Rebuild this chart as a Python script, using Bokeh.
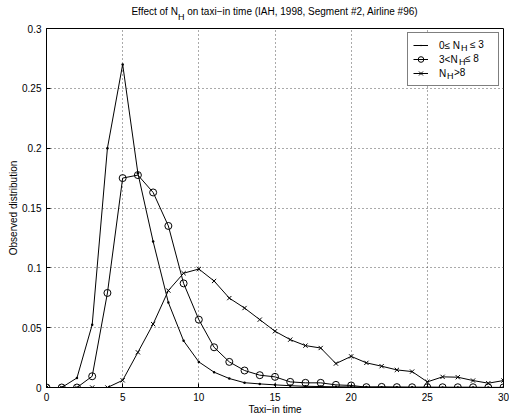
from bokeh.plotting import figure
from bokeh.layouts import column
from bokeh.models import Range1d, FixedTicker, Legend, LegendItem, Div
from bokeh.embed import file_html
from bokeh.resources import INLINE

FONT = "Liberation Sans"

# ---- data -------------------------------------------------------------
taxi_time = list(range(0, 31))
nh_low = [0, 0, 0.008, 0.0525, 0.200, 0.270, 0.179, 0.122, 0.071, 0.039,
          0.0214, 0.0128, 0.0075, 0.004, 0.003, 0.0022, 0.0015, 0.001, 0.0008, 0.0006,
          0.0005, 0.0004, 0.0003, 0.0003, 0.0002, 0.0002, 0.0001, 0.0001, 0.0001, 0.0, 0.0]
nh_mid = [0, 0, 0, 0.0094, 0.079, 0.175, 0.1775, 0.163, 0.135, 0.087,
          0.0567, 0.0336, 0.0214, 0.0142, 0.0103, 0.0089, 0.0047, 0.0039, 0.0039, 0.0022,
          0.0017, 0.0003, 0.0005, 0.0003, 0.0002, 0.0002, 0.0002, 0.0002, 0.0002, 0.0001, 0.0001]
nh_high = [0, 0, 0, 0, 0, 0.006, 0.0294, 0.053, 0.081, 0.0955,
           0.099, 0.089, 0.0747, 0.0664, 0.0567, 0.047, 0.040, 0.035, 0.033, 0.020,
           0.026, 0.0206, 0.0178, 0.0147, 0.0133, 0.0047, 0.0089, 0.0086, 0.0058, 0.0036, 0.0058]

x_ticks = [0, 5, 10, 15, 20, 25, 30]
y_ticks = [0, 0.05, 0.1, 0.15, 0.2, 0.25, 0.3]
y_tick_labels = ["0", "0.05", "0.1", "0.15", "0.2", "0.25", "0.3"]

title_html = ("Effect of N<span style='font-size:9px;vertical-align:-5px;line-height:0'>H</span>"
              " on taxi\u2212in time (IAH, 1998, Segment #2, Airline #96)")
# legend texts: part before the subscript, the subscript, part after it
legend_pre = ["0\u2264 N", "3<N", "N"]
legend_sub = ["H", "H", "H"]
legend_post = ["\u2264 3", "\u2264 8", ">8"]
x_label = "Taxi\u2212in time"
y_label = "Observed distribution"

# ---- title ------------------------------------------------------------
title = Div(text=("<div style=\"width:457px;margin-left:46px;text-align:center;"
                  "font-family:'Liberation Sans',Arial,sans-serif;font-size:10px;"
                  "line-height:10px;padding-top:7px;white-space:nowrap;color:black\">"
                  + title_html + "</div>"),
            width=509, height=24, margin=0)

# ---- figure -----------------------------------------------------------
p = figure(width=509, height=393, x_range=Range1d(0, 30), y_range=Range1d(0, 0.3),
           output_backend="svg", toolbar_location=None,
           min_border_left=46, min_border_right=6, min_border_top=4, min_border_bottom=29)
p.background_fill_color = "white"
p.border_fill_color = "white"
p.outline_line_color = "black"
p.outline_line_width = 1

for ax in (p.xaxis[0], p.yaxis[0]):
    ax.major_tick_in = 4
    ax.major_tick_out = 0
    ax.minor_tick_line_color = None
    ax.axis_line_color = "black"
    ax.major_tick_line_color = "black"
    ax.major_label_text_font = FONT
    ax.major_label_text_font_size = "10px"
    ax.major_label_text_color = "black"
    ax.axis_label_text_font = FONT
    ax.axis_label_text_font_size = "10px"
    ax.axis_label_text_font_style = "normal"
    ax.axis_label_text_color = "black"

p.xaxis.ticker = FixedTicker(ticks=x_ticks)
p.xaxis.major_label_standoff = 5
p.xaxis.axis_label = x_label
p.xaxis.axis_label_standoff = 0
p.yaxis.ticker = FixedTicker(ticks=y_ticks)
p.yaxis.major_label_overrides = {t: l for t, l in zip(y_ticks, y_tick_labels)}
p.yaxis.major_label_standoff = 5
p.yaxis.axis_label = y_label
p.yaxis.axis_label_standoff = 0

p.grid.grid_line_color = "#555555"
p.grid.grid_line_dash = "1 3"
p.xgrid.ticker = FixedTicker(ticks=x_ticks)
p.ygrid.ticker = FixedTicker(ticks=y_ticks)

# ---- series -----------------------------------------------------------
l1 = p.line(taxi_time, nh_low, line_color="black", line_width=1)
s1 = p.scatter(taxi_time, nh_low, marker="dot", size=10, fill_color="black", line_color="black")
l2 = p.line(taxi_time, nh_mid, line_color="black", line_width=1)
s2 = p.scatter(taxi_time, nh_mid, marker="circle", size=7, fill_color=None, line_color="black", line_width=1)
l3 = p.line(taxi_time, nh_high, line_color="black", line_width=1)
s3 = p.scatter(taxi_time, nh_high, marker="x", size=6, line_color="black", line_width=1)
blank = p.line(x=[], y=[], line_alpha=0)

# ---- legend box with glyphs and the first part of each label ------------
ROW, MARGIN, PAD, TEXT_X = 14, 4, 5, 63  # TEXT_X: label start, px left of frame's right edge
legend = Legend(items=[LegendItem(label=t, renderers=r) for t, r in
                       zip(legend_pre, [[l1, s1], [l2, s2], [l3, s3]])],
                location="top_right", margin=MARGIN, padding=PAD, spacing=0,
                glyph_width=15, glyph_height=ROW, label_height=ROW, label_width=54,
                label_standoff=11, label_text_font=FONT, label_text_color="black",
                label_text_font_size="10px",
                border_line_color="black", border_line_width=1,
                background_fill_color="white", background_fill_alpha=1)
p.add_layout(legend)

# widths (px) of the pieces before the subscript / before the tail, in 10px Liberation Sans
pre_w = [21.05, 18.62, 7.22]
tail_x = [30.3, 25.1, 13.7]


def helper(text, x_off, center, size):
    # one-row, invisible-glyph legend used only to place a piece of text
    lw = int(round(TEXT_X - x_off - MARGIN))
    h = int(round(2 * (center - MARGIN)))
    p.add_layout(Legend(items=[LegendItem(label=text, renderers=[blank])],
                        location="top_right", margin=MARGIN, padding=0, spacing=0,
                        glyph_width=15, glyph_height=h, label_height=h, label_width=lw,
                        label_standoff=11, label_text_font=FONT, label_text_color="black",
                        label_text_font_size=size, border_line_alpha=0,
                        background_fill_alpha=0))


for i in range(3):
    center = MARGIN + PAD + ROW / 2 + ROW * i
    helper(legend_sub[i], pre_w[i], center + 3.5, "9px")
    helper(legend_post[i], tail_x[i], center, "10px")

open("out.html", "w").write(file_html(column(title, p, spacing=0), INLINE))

-.-.-

Written exercise: Return all of the data exactly as written, and drop the pictures.

Full answer:
Rebuild this chart as a Python script, using Bokeh.
from bokeh.plotting import figure
from bokeh.layouts import column
from bokeh.models import Range1d, FixedTicker, Legend, LegendItem, Div
from bokeh.embed import file_html
from bokeh.resources import INLINE

FONT = "Liberation Sans"

# ---- data -------------------------------------------------------------
taxi_time = list(range(0, 31))
nh_low = [0, 0, 0.008, 0.0525, 0.200, 0.270, 0.179, 0.122, 0.071, 0.039,
          0.0214, 0.0128, 0.0075, 0.004, 0.003, 0.0022, 0.0015, 0.001, 0.0008, 0.0006,
          0.0005, 0.0004, 0.0003, 0.0003, 0.0002, 0.0002, 0.0001, 0.0001, 0.0001, 0.0, 0.0]
nh_mid = [0, 0, 0, 0.0094, 0.079, 0.175, 0.1775, 0.163, 0.135, 0.087,
          0.0567, 0.0336, 0.0214, 0.0142, 0.0103, 0.0089, 0.0047, 0.0039, 0.0039, 0.0022,
          0.0017, 0.0003, 0.0005, 0.0003, 0.0002, 0.0002, 0.0002, 0.0002, 0.0002, 0.0001, 0.0001]
nh_high = [0, 0, 0, 0, 0, 0.006, 0.0294, 0.053, 0.081, 0.0955,
           0.099, 0.089, 0.0747, 0.0664, 0.0567, 0.047, 0.040, 0.035, 0.033, 0.020,
           0.026, 0.0206, 0.0178, 0.0147, 0.0133, 0.0047, 0.0089, 0.0086, 0.0058, 0.0036, 0.0058]

x_ticks = [0, 5, 10, 15, 20, 25, 30]
y_ticks = [0, 0.05, 0.1, 0.15, 0.2, 0.25, 0.3]
y_tick_labels = ["0", "0.05", "0.1", "0.15", "0.2", "0.25", "0.3"]

title_html = ("Effect of N<span style='font-size:9px;vertical-align:-5px;line-height:0'>H</span>"
              " on taxi\u2212in time (IAH, 1998, Segment #2, Airline #96)")
# legend texts: part before the subscript, the subscript, part after it
legend_pre = ["0\u2264 N", "3<N", "N"]
legend_sub = ["H", "H", "H"]
legend_post = ["\u2264 3", "\u2264 8", ">8"]
x_label = "Taxi\u2212in time"
y_label = "Observed distribution"

# ---- title ------------------------------------------------------------
title = Div(text=("<div style=\"width:457px;margin-left:46px;text-align:center;"
                  "font-family:'Liberation Sans',Arial,sans-serif;font-size:10px;"
                  "line-height:10px;padding-top:7px;white-space:nowrap;color:black\">"
                  + title_html + "</div>"),
            width=509, height=24, margin=0)

# ---- figure -----------------------------------------------------------
p = figure(width=509, height=393, x_range=Range1d(0, 30), y_range=Range1d(0, 0.3),
           output_backend="svg", toolbar_location=None,
           min_border_left=46, min_border_right=6, min_border_top=4, min_border_bottom=29)
p.background_fill_color = "white"
p.border_fill_color = "white"
p.outline_line_color = "black"
p.outline_line_width = 1

for ax in (p.xaxis[0], p.yaxis[0]):
    ax.major_tick_in = 4
    ax.major_tick_out = 0
    ax.minor_tick_line_color = None
    ax.axis_line_color = "black"
    ax.major_tick_line_color = "black"
    ax.major_label_text_font = FONT
    ax.major_label_text_font_size = "10px"
    ax.major_label_text_color = "black"
    ax.axis_label_text_font = FONT
    ax.axis_label_text_font_size = "10px"
    ax.axis_label_text_font_style = "normal"
    ax.axis_label_text_color = "black"

p.xaxis.ticker = FixedTicker(ticks=x_ticks)
p.xaxis.major_label_standoff = 5
p.xaxis.axis_label = x_label
p.xaxis.axis_label_standoff = 0
p.yaxis.ticker = FixedTicker(ticks=y_ticks)
p.yaxis.major_label_overrides = {t: l for t, l in zip(y_ticks, y_tick_labels)}
p.yaxis.major_label_standoff = 5
p.yaxis.axis_label = y_label
p.yaxis.axis_label_standoff = 0

p.grid.grid_line_color = "#555555"
p.grid.grid_line_dash = "1 3"
p.xgrid.ticker = FixedTicker(ticks=x_ticks)
p.ygrid.ticker = FixedTicker(ticks=y_ticks)

# ---- series -----------------------------------------------------------
l1 = p.line(taxi_time, nh_low, line_color="black", line_width=1)
s1 = p.scatter(taxi_time, nh_low, marker="dot", size=10, fill_color="black", line_color="black")
l2 = p.line(taxi_time, nh_mid, line_color="black", line_width=1)
s2 = p.scatter(taxi_time, nh_mid, marker="circle", size=7, fill_color=None, line_color="black", line_width=1)
l3 = p.line(taxi_time, nh_high, line_color="black", line_width=1)
s3 = p.scatter(taxi_time, nh_high, marker="x", size=6, line_color="black", line_width=1)
blank = p.line(x=[], y=[], line_alpha=0)

# ---- legend box with glyphs and the first part of each label ------------
ROW, MARGIN, PAD, TEXT_X = 14, 4, 5, 63  # TEXT_X: label start, px left of frame's right edge
legend = Legend(items=[LegendItem(label=t, renderers=r) for t, r in
                       zip(legend_pre, [[l1, s1], [l2, s2], [l3, s3]])],
                location="top_right", margin=MARGIN, padding=PAD, spacing=0,
                glyph_width=15, glyph_height=ROW, label_height=ROW, label_width=54,
                label_standoff=11, label_text_font=FONT, label_text_color="black",
                label_text_font_size="10px",
                border_line_color="black", border_line_width=1,
                background_fill_color="white", background_fill_alpha=1)
p.add_layout(legend)

# widths (px) of the pieces before the subscript / before the tail, in 10px Liberation Sans
pre_w = [21.05, 18.62, 7.22]
tail_x = [30.3, 25.1, 13.7]


def helper(text, x_off, center, size):
    # one-row, invisible-glyph legend used only to place a piece of text
    lw = int(round(TEXT_X - x_off - MARGIN))
    h = int(round(2 * (center - MARGIN)))
    p.add_layout(Legend(items=[LegendItem(label=text, renderers=[blank])],
                        location="top_right", margin=MARGIN, padding=0, spacing=0,
                        glyph_width=15, glyph_height=h, label_height=h, label_width=lw,
                        label_standoff=11, label_text_font=FONT, label_text_color="black",
                        label_text_font_size=size, border_line_alpha=0,
                        background_fill_alpha=0))


for i in range(3):
    center = MARGIN + PAD + ROW / 2 + ROW * i
    helper(legend_sub[i], pre_w[i], center + 3.5, "9px")
    helper(legend_post[i], tail_x[i], center, "10px")

open("out.html", "w").write(file_html(column(title, p, spacing=0), INLINE))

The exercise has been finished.